The Canadians are coming to Bloomington, Minn., promising to build a $1.5 billion fantasyland theme park "equal to Disneyland," a huge shopping complex and a 1-million-square-foot convention center on the site of Metropolitan Stadium south of Minneapolis.

The Chinese, meanwhile, may be about to play in Peoria. The state of Illinois has opened its own trade mission in Shenyang in the People's Republic of China, hoping in part to mine new markets for agricultural and manufactured goods from the Land of Lincoln.

General Motors' Saturn Corp. plant will be in familiar company in Tennessee. Nissan, Toshiba and more than two dozen other Japanese firms have invested $1 billion in Tennessee operations over the past several years, producing 6,700 jobs for the Volunteer State's economy.

Fretting about the nation's record foreign trade deficit but hampered by the overvalued U.S. dollar, state governments across the country are aggressively seeking markets abroad and foreign investment at home as critical ingredients of their economic development programs.

International trade is the theme that runs through the 77th annual meeting of the National Governors' Association, which officially opens here Sunday in the picturesque foothills of the Sawtooth Mountains.

Two-thirds of the nation's 50 states have representatives stationed in foreign countries. Many, like Tennessee, see foreign investment as a way to shift the base of manufacturing in America to their region. Others are entering into regional economic and conservation agreements that leapfrog state and national boundaries.

By 1992, for instance, 10 percent of the electricity used by New England states will be generated by a power plant in Quebec, according to New Hampshire Gov. John H. Sununu (R).

The governors' meeting, which lasts through Tuesday, comes at a time of tension between state governments and two of the nation's principal trading partners, Canada and Japan, both well-represented on the conference agenda.

Canada is America's biggest trading partner ($113.5 billion in 1984), and the $21 billion trade deficit with Canada is exceeded only by the deficit with Japan. Two-thirds of all Canada's exports go to America.

Many governors complain that Canada unfairly subsidizes many of its industries, such as lumber, hogs and fishing, which are pummeling American competitors.

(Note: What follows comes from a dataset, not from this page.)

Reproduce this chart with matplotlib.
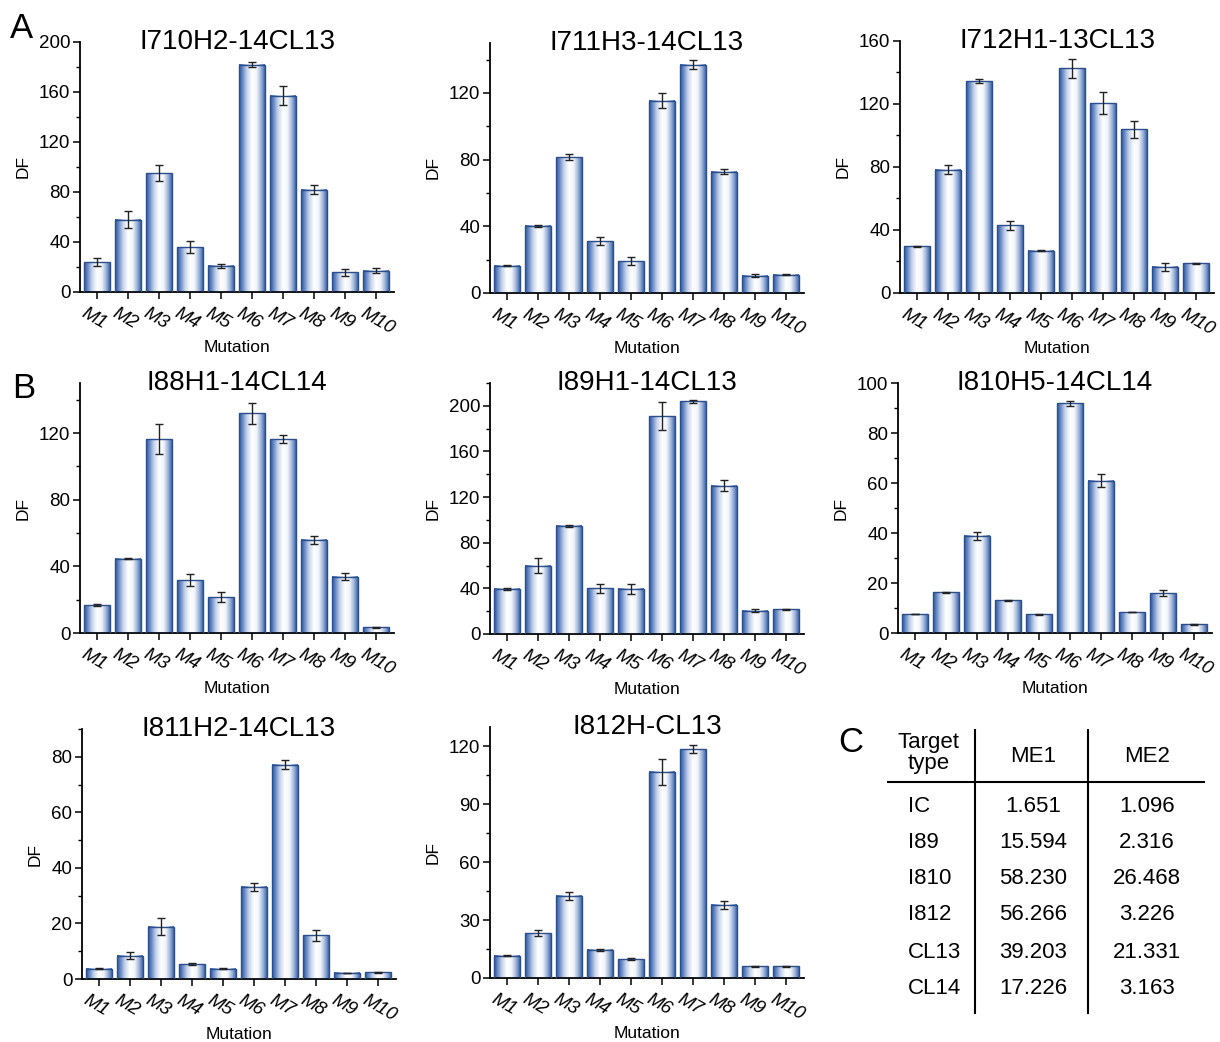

New Englanders also blame emissions from Canadian smokestacks for some of the "acid rain" pollutants in their environment.

Canadian premiers from Alberta, British Columbia, New Brunswick, Newfoundland, Nova Scotia, Quebec and Prince Edward Island are scheduled to meet with the governors late Monday.

On Sunday, the governors will hear from Nobuo Matsunaga, the Japanese ambassador. The United States had a trade deficit with Japan of $36.8 billion last year and a deficit of nearly $50 billion is projected this year.

The governors attribute part of that deficit to "protectionist" Tokyo trade policies and are looking to Matsunaga for indications that Japanese markets will be opened more to exports from their states and free trade policies are still viable.

"Otherwise," said Sununu, "I as one conservative Republican governor will bite my tongue and go down to Washington lobbying for some strong protectionist legislation" in Congress.

The governors also are expected to have barbed questions for the only Reagan Cabinet member on their program, Treasury Secretary James A. Baker III.

"Companies in this state -- high-tech companies, traditional manufacturing and otherwise -- are going out there in an international market with a 25 percent penalty on their goods because of an overvalued dollar," said Massachusetts Gov. Michael S. Dukakis (D). "Nothing could be worse than that."

States have turned to international markets as a way of expanding sales of locally manufactured products, mostly from smaller businesses that often cannot obtain federal assistance and might otherwise consider such overseas expansion too costly and too risky.

Many states have found constant efforts to "raid" their neighbors of industries a "zero sum game," according to Deirdre E. Curley, staff director of international trade and foreign relations for the governors' group.

The alternative, in addition to encouraging more local entrepreneurship, is to provide market, language and even financing assistance to home-based firms, or to lure companies from overseas.

Several states have exploited "sister state" relations with overseas countries, while others have capitalized on unique ethnic concentrations -- the Japanese in Hawaii, Scandinavians in Minnesota and Latin Americans in Florida.

Numerous states and municipalities have taken advantage of a 1979 law and set up "free trade zones" where foreign goods can be processed under favorable tariff conditions. New Hampshire has one where Canadian apparel is assembled.

Minnesota Gov. Rudy Perpich (D) said states must make early investments to make sure that the decline of American competitiveness in such fields as textiles, steel and wood does not spread.

That concern intensifies the race to attract high-tech industries among states that have launched sweeping and expensive overhauls of their educational systems.

While many governors appreciate the revitalization brought by foreign dollars, some also say they fear that outsiders may be getting too firm a grip on the American economy.